Under Inco’s structure, VBN shareholders would only receive dividend if one was so declared (at the discretion of the directors). The VBN Shares carried no preference or priority in entitlement to receipt in comparison to Inco’s common shares. One or both of VBN and common shares could have a dividend declared depending on the performance of the underlying business. However, up until August 2006, if a dividend was declared on the common shares, the VBN Shares were entitled to a minimum dividend of at least 80% of the common share dividend.
VI. Conclusion and Recommendations
Given the difficulties inherent in the use of Tracking Shares there are certainly grounds for concern about the use of Tracking Shares as part of the structure for investment into a private company. However, it may be possible to design sufficient safeguards to overcome the difficulties with Tracking Shares to allow such shares to work in this context, including the following:
1. adoption of arm’s-length agreements between the issuer and the holders of the Tracking Shares to define how inter-company transactions will take place (addressing the determination of transfer prices, allocation of resources, division of proceeds upon the sale of assets, and the apportionment of various head-office and entity level expenses);
2. creation of a special committee of the company’s board of directors to oversee the operations of the Tracked Unit;[6] and
3. provision of a right for Tracking Shareholders to appoint directors to the company’s board (the difficulty with this being that the directors may not be satisfying their fiduciary duties if they are acting solely in the best interest of the Tracking Shareholders).[7]
[1] Note: For example, Pittston Co. converted all three of its Tracking Shares into a single class of common shares as there was concern that the price of shares of one Tracked Unit were being greatly reduced by the large liabilities existing in the other Tracked Units. (Source: Governance Analytics, Pg. 4.)
[2] Note: When converting its VBN Shares back to common shares, Inco’s President cited many of these reasons stating that the company needed “maximum flexibility in how we choose to configure, finance and sequence major capital projects” and that retiring the VBN Shares will mitigate “potential conflicts, simplify [Inco’s] capital structure and maximize [its] strategic options”. (Source: Inco News Release dated September 6, 2000, Pg. 1.)

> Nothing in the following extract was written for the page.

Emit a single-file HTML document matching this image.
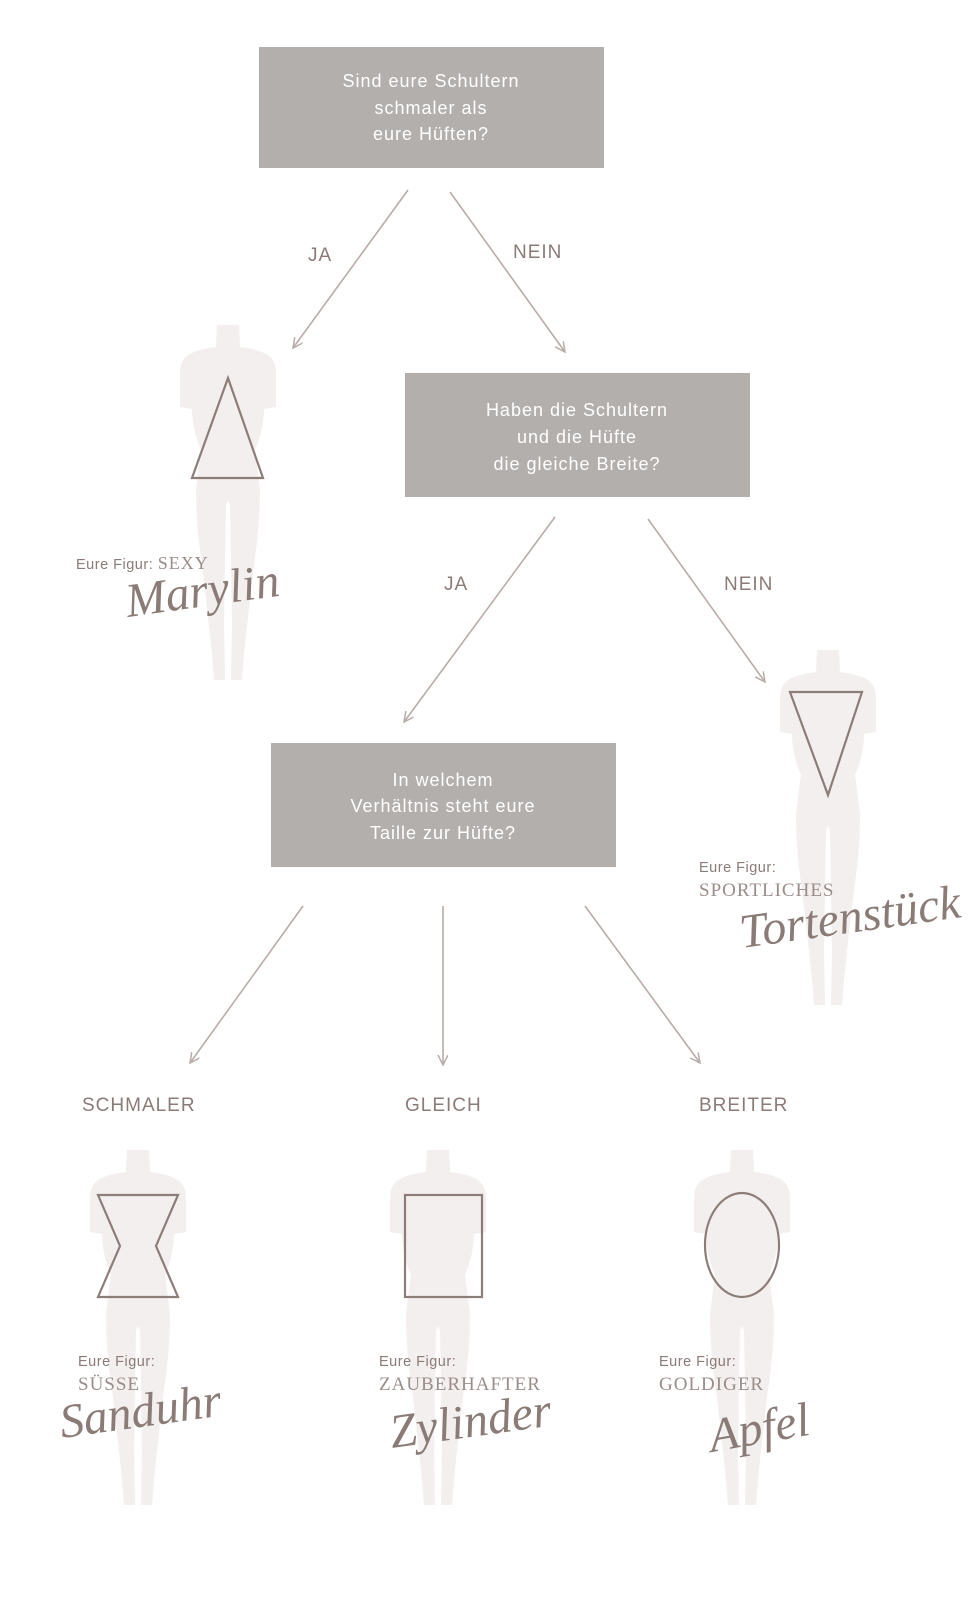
<!DOCTYPE html>
<html><head><meta charset="utf-8"><style>
html,body{margin:0;padding:0;background:#fff;overflow:hidden;width:980px;height:1600px}
svg{display:block}
.q{font-family:"Liberation Sans",sans-serif;font-size:18px;fill:#fff;letter-spacing:1px}
.l{font-family:"Liberation Sans",sans-serif;font-size:19px;fill:#8a7b77;letter-spacing:1px}
.s{font-family:"Liberation Sans",sans-serif;font-size:14.5px;fill:#8a7b77;letter-spacing:.5px}
.r{font-family:"Liberation Serif",serif;font-size:19px;fill:#9a8d89;letter-spacing:1px}
.c{font-family:"Liberation Serif",serif;font-style:italic;font-size:48px;fill:#8a7b77}
</style></head><body>
<svg width="980" height="1600" viewBox="0 0 980 1600" xmlns="http://www.w3.org/2000/svg">
<defs>
<symbol id="b" overflow="visible">
<path fill="#f3efee" d="M-11,0 L11,0 L12,22 Q30,24 40,30 Q48,36 48,48 L48,82 L36,84 Q36,104 27,125 Q30,145 32,165 Q32,200 26,240 Q20,290 16,330 L14,355 L3,355 L4,300 Q3,230 2,180 L0,176 L-2,180 Q-3,230 -4,300 L-3,355 L-14,355 L-16,330 Q-20,290 -26,240 Q-32,200 -32,165 Q-30,145 -27,125 Q-36,104 -36,84 L-48,82 L-48,48 Q-48,36 -40,30 Q-30,24 -12,22 Z"/>
</symbol>
<marker id="a" markerWidth="12" markerHeight="12" refX="10" refY="5" orient="auto" markerUnits="userSpaceOnUse"><path d="M0,0 L10,5 L0,10" fill="none" stroke="#b8aca8" stroke-width="1.5"/></marker>
</defs>
<g stroke="#b8aca8" stroke-width="1.6" marker-end="url(#a)">
<line x1="408" y1="190" x2="293" y2="348"/>
<line x1="450" y1="192" x2="565" y2="352"/>
<line x1="555" y1="517" x2="404" y2="722"/>
<line x1="648" y1="519" x2="765" y2="682"/>
<line x1="303" y1="906" x2="190" y2="1063"/>
<line x1="443" y1="906" x2="443" y2="1065"/>
<line x1="585" y1="906" x2="700" y2="1063"/>
</g>
<rect x="259" y="47" width="345" height="121" fill="#b3afad"/>
<rect x="405" y="373" width="345" height="124" fill="#b3afad"/>
<rect x="271" y="743" width="345" height="124" fill="#b3afad"/>
<g class="q" text-anchor="middle">
<text x="431" y="87">Sind eure Schultern</text><text x="431" y="114">schmaler als</text><text x="431" y="140">eure Hüften?</text>
<text x="577" y="416">Haben die Schultern</text><text x="577" y="443">und die Hüfte</text><text x="577" y="470">die gleiche Breite?</text>
<text x="443" y="786">In welchem</text><text x="443" y="812">Verhältnis steht eure</text><text x="443" y="839">Taille zur Hüfte?</text>
</g>
<g class="l">
<text x="308" y="261">JA</text><text x="513" y="258">NEIN</text>
<text x="444" y="590">JA</text><text x="724" y="590">NEIN</text>
<text x="82" y="1111">SCHMALER</text><text x="405" y="1111">GLEICH</text><text x="699" y="1111">BREITER</text>
</g>
<use href="#b" x="228" y="325"/>
<use href="#b" x="828" y="650"/>
<use href="#b" x="138" y="1150"/>
<use href="#b" x="438" y="1150"/>
<use href="#b" x="742" y="1150"/>
<g fill="none" stroke="#8c7d78" stroke-width="2.2">
<polygon points="228,378 192,478 263,478"/>
<polygon points="790,692 862,692 828,795"/>
<polygon points="98,1195 178,1195 156,1246 178,1297 98,1297 120,1246"/>
<rect x="405" y="1195" width="77" height="102"/>
<ellipse cx="742" cy="1245" rx="37" ry="52"/>
</g>
<text class="s" x="76" y="569">Eure Figur: <tspan class="r" style="font-size:18px">SEXY</tspan></text>
<text class="c" x="128" y="617" transform="rotate(-8 128 617)">Marylin</text>
<text class="s" x="699" y="872">Eure Figur:</text>
<text class="r" x="699" y="896">SPORTLICHES</text>
<text class="c" x="742" y="948" transform="rotate(-8 742 948)">Tortenstück</text>
<text class="s" x="78" y="1366">Eure Figur:</text>
<text class="r" x="78" y="1390">SÜSSE</text>
<text class="c" x="62" y="1438" transform="rotate(-8 62 1438)">Sanduhr</text>
<text class="s" x="379" y="1366">Eure Figur:</text>
<text class="r" x="379" y="1390">ZAUBERHAFTER</text>
<text class="c" x="392" y="1448" transform="rotate(-8 392 1448)">Zylinder</text>
<text class="s" x="659" y="1366">Eure Figur:</text>
<text class="r" x="659" y="1390">GOLDIGER</text>
<text class="c" x="712" y="1452" transform="rotate(-10 712 1452)">Apfel</text>
</svg>
</body></html>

[3] Source: Governance Analytics, Pg. 4.
[4] Source: Nuinsco Resources Limited Management Information Circular dated May 11, 2006
[5] For example, Inco was permitted to convert its VBN shares at a premium of 120% premium after a 10-year period had expired.
[6] Source: Governance Analytics, Pg. 3.
[7] Note: Inco’s VBN Shares were entitled to vote as a class to elect to directors to the company’s board.